Гаснет любовь – и гаснет истина. Поэтому «истинствовать на земле» – значит постоянно и истинно любить.

(Луга – Петерб., вагон).

* * *

Слава – змея. Да не коснется никогда меня ее укус.

(за нумизматикой).

* * *

Лежать в теплом песке после купанья – это в своем роде стоит философии.

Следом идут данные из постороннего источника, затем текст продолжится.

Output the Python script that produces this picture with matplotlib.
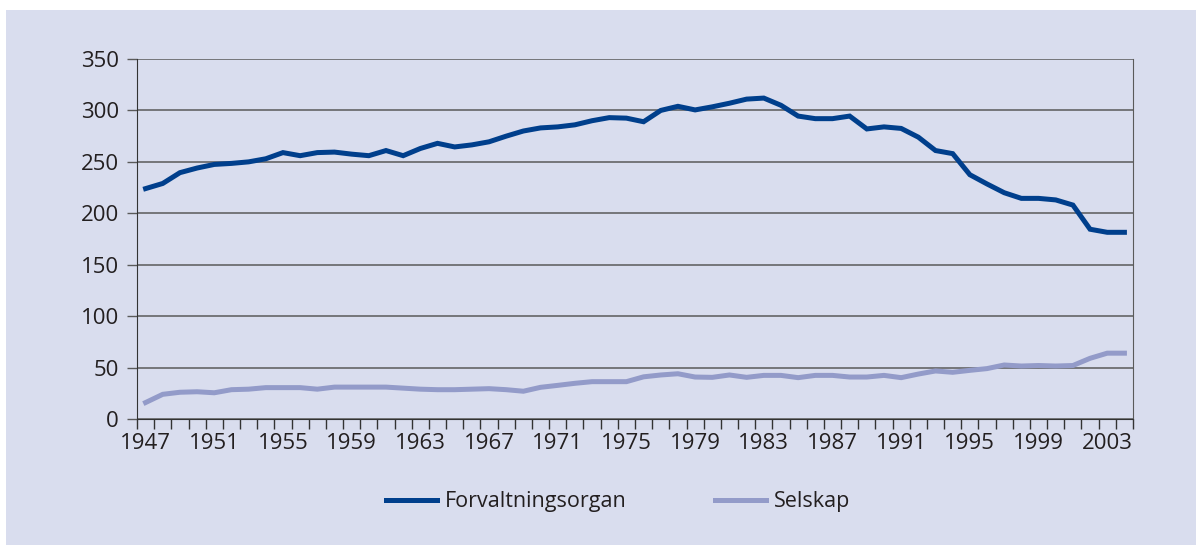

И лаццарони, вечно лежащие в песке, почему не отличная философская школа?

(за нумизматикой).

* * *

Русская церковь представляет замечательное явление. Лютеранство и католичество во многих отношениях замечательнее его, но есть отношения, в которых оно замечательнее их. Обратим внимание, что умы спокойные, как Буслаев, Тихонравов, Ключевский, как С.М. Соловьев, – не искали ничего в ней поправить, и были совершенно ею удовлетворены. Вместе с тем это были люди верующие, религиозные, люди благочестивой жизни в самом лучшем смысле, – в спокойно-русском. Они о религии специально ничего не думали, а всю жизнь трудились, благородствовали, созидали. Религия была каким-то боковым фундаментом, который поддерживал всю эту гору благородного труда. Нет сомнения, что, будь они «безверные», – они не были бы ни так благородны, ни так деятельны. Религиозный скептицизм они встретили бы с величайшим презрением. «Допросы» Православию начинаются ниже (или в стороне?) этого этажа: от умов более едких, подвижных и мелочных. Толстой, Розанов, Мережковский,

Герцен – уже не Буслаев, с его вечерним тихим закатом. Это – сумятица и буря, это – злость и нервы. Может быть, кое-что и замечательное. Но не спокойное, не ясное, не гармоничное.

Православие в высшей степени отвечает гармоническому духу, но в высшей степени не отвечает потревоженному духу. В нем есть, говоря аллегорически, Зевс; в Александре Невском (опять аллегорически) оно получило себе даже «Марса». В «петербургском периоде» (славянофилы) – все строят храмы Александру Невскому, этому «Аресу» и вместе «Ромулу» Руси, отодвинув в сторону киевских подвижников. Итак, Марс и Зевс (их стихии) – вот Православие; но нет в нем Афродиты, нет Юноны, «госпожи дома», Сатурна и далекой мистики.

(на обороте полученного письма).

* * *

Недодашь чего – и в душе тоска. Даже если недодашь подарок.

(Девочка на вокзале, Киев, которой хотел подарить карандаш-«вставочку»; но промедлил, и она с бабушкой ушла).

А девочка та вернулась, и я подарил ей карандаш. Никогда не видала, и едва мог объяснить, что за «чудо». Как хорошо ей и мне.

* * *

Кто с чистою душою сходит на землю? О, как нужно нам очищение.

(зима 1911 г.).

* * *

…там, может быть, я и «дурак» (есть слухи), может быть, и «плут» (поговаривают): но только той широты мысли, неизмеримости «открывающихся горизонтов» – ни у кого до меня, как у меня, не было. И «все самому пришло на ум», – без заимствования даже йоты. Удивительно. Я прямо удивительный человек.